GALVESTON, Texas - A gigantic hurricane roared onto the Texas Gulf coast early Saturday, driving a huge ocean surge over coastal areas where tens of thousands of people remained holed up in defiance of evacuation orders.
Ike, a powerful category two hurricane with winds raging at 175 kilometres per hour, was headed for a direct hit on Houston, the fourth largest US city and a major oil hub 70 kilometres inland from Galveston.
More than a million people fled inland in the hours before the Texas-size storm was due to make landfall between 0700 and 0800 GMT Saturday.
But officials said more than 100,000 residents of low-lying neighbourhoods decided to ride out the storm despite warnings from the national weather service that a wall of water up to 7.5 metres high could mean "certain death" to those who stayed behind.
Gargantuan waves smashed over a five meter seawall built to protect this island city as the centre of Ike was about 35 kilometres southeast of Galveston , moving at about 20 kilometres an hour, the Miami-based National Hurricane Center reported.
Ike was pushing ashore waves measuring as high as a two-story house, swamping Galveston while blistering winds raked Houston, home to a major US port and key refineries.
As Ike bore down on Texas, companies abandoned 13 refineries representing a combined capacity of 3.7 million barrels of crude oil per day - a fifth of US refinery capacity.
In Galveston, the power went out across the island just before 0100 GMT Saturday, plunging the storm-stricken city into darkness.
Galveston Mayor Lyda Ann Thomas ordered a dusk-to-dawn curfew starting Friday and ending Monday morning. Chocolate-colored seawater flooded the streets as the storm surge intensified throughout the day, spoiling the city's potable water system.
Two blazes broke out in the afternoon. Flames shot out of an unattended Galveston home near the oceanfront, while thick smoke from a ship repair warehouse darkened the sky over the city.

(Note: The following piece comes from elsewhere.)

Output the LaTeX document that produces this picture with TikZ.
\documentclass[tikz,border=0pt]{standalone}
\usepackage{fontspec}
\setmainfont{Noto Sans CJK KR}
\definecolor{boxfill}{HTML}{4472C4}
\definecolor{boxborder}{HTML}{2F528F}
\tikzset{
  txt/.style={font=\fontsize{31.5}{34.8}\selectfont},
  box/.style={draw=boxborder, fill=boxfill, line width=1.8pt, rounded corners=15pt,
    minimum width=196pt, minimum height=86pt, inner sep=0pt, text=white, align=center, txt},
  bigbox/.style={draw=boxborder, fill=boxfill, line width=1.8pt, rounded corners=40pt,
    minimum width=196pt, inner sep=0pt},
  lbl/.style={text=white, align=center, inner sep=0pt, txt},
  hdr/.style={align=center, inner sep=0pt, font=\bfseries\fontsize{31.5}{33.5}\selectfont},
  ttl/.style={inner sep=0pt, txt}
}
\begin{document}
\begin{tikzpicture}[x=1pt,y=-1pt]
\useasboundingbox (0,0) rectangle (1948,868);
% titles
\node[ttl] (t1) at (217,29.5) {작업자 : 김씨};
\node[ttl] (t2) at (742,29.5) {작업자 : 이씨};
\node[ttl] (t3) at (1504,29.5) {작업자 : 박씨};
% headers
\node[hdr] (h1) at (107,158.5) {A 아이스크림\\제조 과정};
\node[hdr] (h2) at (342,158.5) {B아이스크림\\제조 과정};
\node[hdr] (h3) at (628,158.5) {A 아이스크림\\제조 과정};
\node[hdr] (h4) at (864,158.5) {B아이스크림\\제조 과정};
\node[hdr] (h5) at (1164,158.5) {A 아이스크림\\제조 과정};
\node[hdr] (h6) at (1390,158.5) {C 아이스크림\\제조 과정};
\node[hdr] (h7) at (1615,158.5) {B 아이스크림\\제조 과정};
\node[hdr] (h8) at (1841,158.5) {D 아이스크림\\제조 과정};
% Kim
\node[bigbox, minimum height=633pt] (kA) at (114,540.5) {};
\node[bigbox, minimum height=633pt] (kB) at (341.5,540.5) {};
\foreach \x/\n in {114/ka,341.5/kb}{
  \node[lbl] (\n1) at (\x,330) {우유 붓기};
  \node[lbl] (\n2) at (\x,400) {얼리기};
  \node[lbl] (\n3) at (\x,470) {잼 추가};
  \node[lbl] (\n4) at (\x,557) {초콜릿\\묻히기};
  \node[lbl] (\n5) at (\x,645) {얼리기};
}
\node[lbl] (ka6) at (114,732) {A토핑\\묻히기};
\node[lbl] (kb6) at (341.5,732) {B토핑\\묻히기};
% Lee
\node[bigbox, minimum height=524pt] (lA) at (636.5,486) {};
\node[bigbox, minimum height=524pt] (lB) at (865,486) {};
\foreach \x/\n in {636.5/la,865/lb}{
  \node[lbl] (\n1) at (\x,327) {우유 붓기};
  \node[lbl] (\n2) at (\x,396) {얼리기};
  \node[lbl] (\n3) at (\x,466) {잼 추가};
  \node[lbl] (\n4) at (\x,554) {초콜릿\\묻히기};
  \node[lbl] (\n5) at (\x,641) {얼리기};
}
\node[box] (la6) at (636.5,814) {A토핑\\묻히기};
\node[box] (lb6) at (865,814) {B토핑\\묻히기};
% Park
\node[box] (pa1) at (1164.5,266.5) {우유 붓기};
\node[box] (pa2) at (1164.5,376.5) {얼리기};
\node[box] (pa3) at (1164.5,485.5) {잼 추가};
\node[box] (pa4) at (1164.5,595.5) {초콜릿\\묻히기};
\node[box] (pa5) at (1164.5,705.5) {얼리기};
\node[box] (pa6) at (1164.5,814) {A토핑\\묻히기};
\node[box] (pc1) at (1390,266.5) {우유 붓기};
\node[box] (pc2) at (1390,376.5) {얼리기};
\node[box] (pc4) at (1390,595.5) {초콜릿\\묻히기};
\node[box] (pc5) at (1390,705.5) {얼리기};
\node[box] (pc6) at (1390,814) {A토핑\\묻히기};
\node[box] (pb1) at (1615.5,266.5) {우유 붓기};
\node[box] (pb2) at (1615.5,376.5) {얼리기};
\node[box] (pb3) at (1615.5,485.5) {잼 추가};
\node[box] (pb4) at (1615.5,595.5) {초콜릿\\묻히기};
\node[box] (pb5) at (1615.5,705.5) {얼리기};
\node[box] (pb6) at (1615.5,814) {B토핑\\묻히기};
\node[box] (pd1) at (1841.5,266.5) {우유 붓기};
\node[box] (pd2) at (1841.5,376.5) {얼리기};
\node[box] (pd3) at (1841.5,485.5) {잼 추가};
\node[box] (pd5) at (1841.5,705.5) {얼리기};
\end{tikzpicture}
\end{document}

Firefighters, restricted by the high water, had to let the structures burn.
All neighbourhoods and possibly entire coastal communities along Galveston Bay, which reaches 40 kilometres inland from its namesake barrier island to the heart of Houston, "will be inundated during the period of peak storm tide," the National Hurricane Center said.
Homeland Security Secretary Michael Chertoff described Ike's arrival as "potentially catastrophic."
"This is a monster storm in terms of the flooding potential," added Chertoff. The storm surge "is going to inundate large parts of the Texas coast."
Texas Governor Rick Perry described Ike on CNN as "a monster of a storm."
Referring to the holdouts that refused to flee the coastal area, he said on Fox News: "Individuals who think they are tougher, stronger than Mother Nature - God be with them."
Perry said some 1.2 million people had evacuated coastal Texas ahead of the storm.
Houston, whose metropolitan area population tops five million people, is just a few miles from the bay, and destruction there and along the coast in the hurricane zone is expected to be massive.
Jack Colley, from the Texas Department of Emergency Management, said officials estimated the storm's economic impact would be "somewhere in between the US$80-billion and US$100-billion range."
Texas Senator Kay Bailey Hutchison also warned of the storm's economic consequences.
"The economic impact is going to be huge. People are much more concerned about this one than I have seen in a long, long time," she said on Fox News.
Oil and gas production in the Gulf was largely shut off, though the US Department of Energy said Ike appeared likely to spare most rigs and platforms there.
President George W. Bush, a former Texas governor, said he was "deeply concerned" about the threat the storm posed to the region.
Galveston has faced calamity before. The deadliest hurricane in US history, the "Great Storm" of 1900, killed at least 8,000 people when it smashed into Galveston and Houston.
Ike has left more than 100 dead across the Caribbean and sparked hurricane and tropical storm warnings from Louisiana to Mexico.
Separately, US Coast Guard rescuers called off an attempt to rescue 22 sailors stranded aboard a Cyprus-flagged freighter that lost power in the Gulf of Mexico as it tried to steam out of Ike's way, but added they would seek to remain in radio contact with the crew.